Nearly half of the UK’s leading retailers are investing in agentic AI to enhance payment experiences, according to TLT’s latest Retail Agility Report. The research, based on a survey of the top 100 UK retailers across grocery, fashion, beauty, home, and leisure sectors, reveals a sector racing toward autonomous commerce – but struggling to keep pace with governance and regulatory readiness.
Agentic AI, which enables systems to make purchases, compare prices, and negotiate on behalf of consumers, is gaining traction fast. 49% of retailers are investing in agentic AI, with 29% combining this with loyalty-linked payments and 20% focusing solely on AI-driven solutions. Early use cases include autonomous replenishment, dynamic pricing decisions, and AI-led selection of optimal payment methods.
However, readiness remains low. Just 15% of retailers say their payment contracts and infrastructure are prepared for AI-mediated transactions, while nearly half admit liability for AI-enabled payments is unclear – a critical gap as autonomous agents begin making routine buying decisions.

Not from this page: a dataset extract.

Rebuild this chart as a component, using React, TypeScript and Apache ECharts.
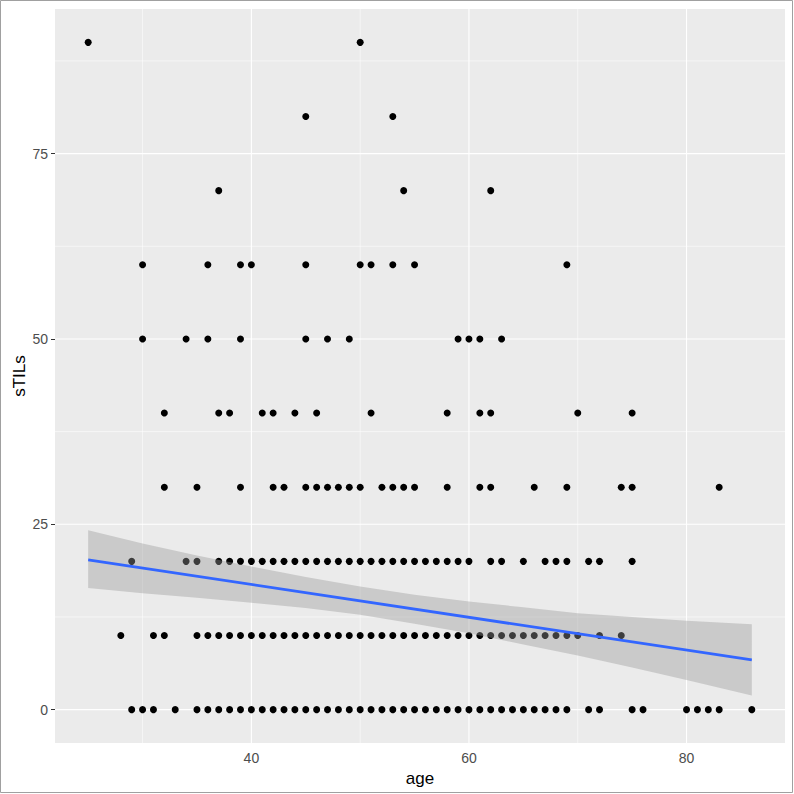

Payment innovation accelerates
Beyond AI, retailers are doubling down on payment innovation to sharpen customer experience and drive loyalty. The report found that digital wallets top the priority list for 50% of retailers, Buy Now Pay Later (BNPL) remains strong, with 45% prioritising it – particularly in fashion and beauty – and open banking adoption is patchy, with just 15% of retailers fully integrated. Crypto and blockchain payments remain niche, with only 10% prioritising them.
Regulatory uncertainty
Governance is emerging as a major challenge. 70% of retailers cite regulatory uncertainty as a key concern, and 45% are unclear on AI liability. Risk areas flagged by the report include:
- Data sharing compliance: Only 23% fully compliant.

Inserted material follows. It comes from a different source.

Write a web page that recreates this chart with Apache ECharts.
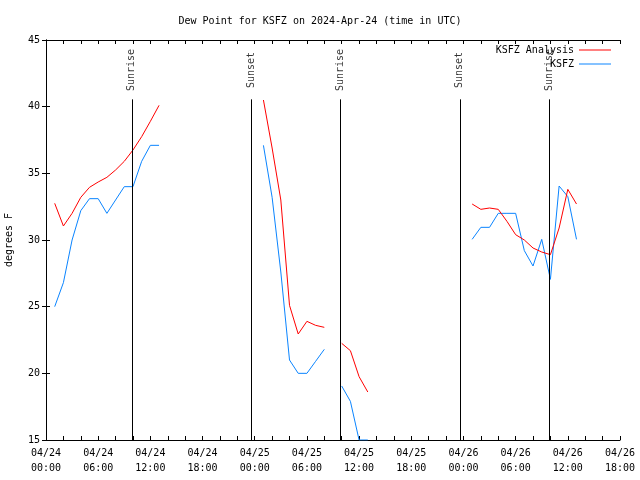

- AI-era consumer protections: Just 11% have updated frameworks.
- Customer safeguards: 48% have comprehensive protections; 8% operate with minimal safeguards.
These gaps point to what TLT calls an “innovation gap” – where technological adoption outpaces the structures needed to deploy it safely.

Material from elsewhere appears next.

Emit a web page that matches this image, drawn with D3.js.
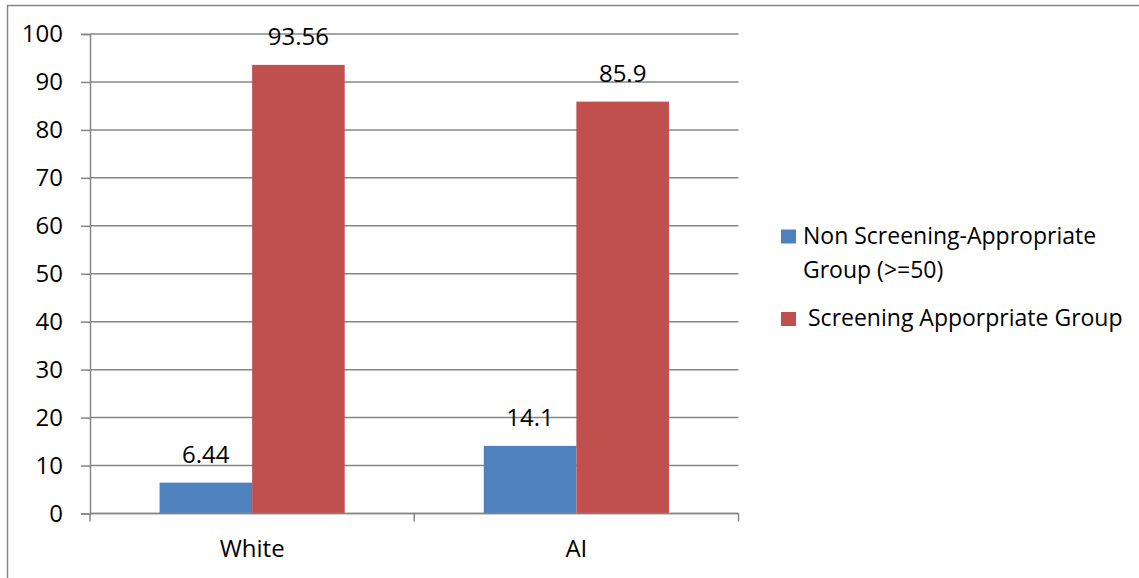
<!DOCTYPE html>
<html>
<head>
<meta charset="utf-8">
<script src="https://cdn.jsdelivr.net/npm/d3@7/dist/d3.min.js"></script>
<style>
  html, body { margin: 0; padding: 0; background: #fff; }
  text { font-family: "Open Sans", "Liberation Sans", sans-serif; fill: #000; }
</style>
</head>
<body>
<svg id="chart" width="1139" height="578"></svg>
<script>
// Chart data
const categories = ["White", "AI"];
const seriesNames = ["Non Screening-Appropriate Group (>=50)", "Screening Apporpriate Group"];
const nonScreening = [6.44, 14.1];
const screening = [93.56, 85.9];
const valueLabels = [["6.44", "14.1"], ["93.56", "85.9"]];
const yTicks = [0, 10, 20, 30, 40, 50, 60, 70, 80, 90, 100];

const colors = ["#4F81BD", "#C0504D"];
const series = [nonScreening, screening];

const svg = d3.select("#chart");
const fontSize = 24;
const legendFontSize = 23;

// outer frame
svg.append("rect")
  .attr("x", 7.5).attr("y", 5.5)
  .attr("width", 1200).attr("height", 700)
  .attr("fill", "none").attr("stroke", "#868686").attr("stroke-width", 1.5);

const plot = { left: 90, right: 738.5, top: 34, bottom: 513.5 };

const x = d3.scaleBand()
  .domain(categories)
  .range([plot.left, plot.right])
  .paddingInner(0.429)
  .paddingOuter(0.2145);

const x1 = d3.scaleBand()
  .domain(d3.range(series.length))
  .range([0, x.bandwidth()]);

const y = d3.scaleLinear().domain([0, 100]).range([plot.bottom, plot.top]);

// horizontal gridlines
svg.append("g").selectAll("line")
  .data(yTicks)
  .join("line")
  .attr("x1", plot.left).attr("x2", plot.right)
  .attr("y1", d => y(d)).attr("y2", d => y(d))
  .attr("stroke", "#868686").attr("stroke-width", 1.5);

// y axis
const yAxis = d3.axisLeft(y).tickValues(yTicks).tickSize(9).tickPadding(18).tickFormat(d3.format("d"));
const gy = svg.append("g").attr("transform", `translate(${plot.left},0)`).call(yAxis)
  .attr("font-size", fontSize).attr("font-family", null);
gy.select(".domain").attr("stroke", "#868686").attr("stroke-width", 1.5);
gy.selectAll(".tick line").attr("stroke", "#868686").attr("stroke-width", 1.5);
gy.selectAll(".tick text").attr("fill", "#000");

// bars
categories.forEach((c, ci) => {
  series.forEach((s, si) => {
    const bx = x(c) + x1(si);
    svg.append("rect")
      .attr("x", bx).attr("y", y(s[ci]))
      .attr("width", x1.bandwidth())
      .attr("height", y(0) - y(s[ci]))
      .attr("fill", colors[si]);
    svg.append("text")
      .attr("x", bx + x1.bandwidth() / 2)
      .attr("y", y(s[ci]) - 20)
      .attr("text-anchor", "middle")
      .attr("font-size", fontSize)
      .text(valueLabels[si][ci]);
  });
});

// x axis baseline with category dividers
const gx = svg.append("g");
gx.append("line")
  .attr("x1", plot.left).attr("x2", plot.right)
  .attr("y1", plot.bottom).attr("y2", plot.bottom)
  .attr("stroke", "#868686").attr("stroke-width", 1.5);
const dividers = [plot.left, ...categories.map(c => x(c) + x.bandwidth() + x.step() * x.paddingInner() / 2)];
dividers[dividers.length - 1] = plot.right;
gx.selectAll("line.tick")
  .data(dividers)
  .join("line")
  .attr("class", "tick")
  .attr("x1", d => d).attr("x2", d => d)
  .attr("y1", plot.bottom).attr("y2", plot.bottom + 8)
  .attr("stroke", "#868686").attr("stroke-width", 1.5);
gx.selectAll("text")
  .data(categories)
  .join("text")
  .attr("x", d => x(d) + x.bandwidth() / 2)
  .attr("y", 557)
  .attr("text-anchor", "middle")
  .attr("font-size", fontSize)
  .text(d => d);

// legend
const legend = svg.append("g");
const legendItems = [
  { lines: ["Non Screening-Appropriate", "Group (>=50)"], sq: 229.5, tx: 803, ty: [244, 278] },
  { lines: ["Screening Apporpriate Group"], sq: 312, tx: 808, ty: [326] }
];
legendItems.forEach((it, i) => {
  legend.append("rect")
    .attr("x", 781).attr("y", it.sq)
    .attr("width", 15).attr("height", 14)
    .attr("fill", colors[i]);
  it.lines.forEach((t, li) => {
    legend.append("text")
      .attr("x", it.tx).attr("y", it.ty[li])
      .attr("font-size", legendFontSize)
      .text(t);
  });
});
</script>
</body>
</html>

Perran Jervis, partner and head of retail at TLT, highlighted this innovation gap as a significant challenge for retailers as AI “fundamentally change(s) how retailers approach discoverability, pricing, loyalty, data access and competitive advantage.” He said: “With innovation comes a degree of uncertainty around regulation, prevalent among 70% of retailers, and there is a risk of an ‘innovation gap’ as technological adoption advances faster than the governance structures needed to deploy it safely and effectively. Retailers that close this gap – by combining innovation with robust governance and customer trust – will lead the next phase of payments maturity and unlock meaningful strategic advantage.”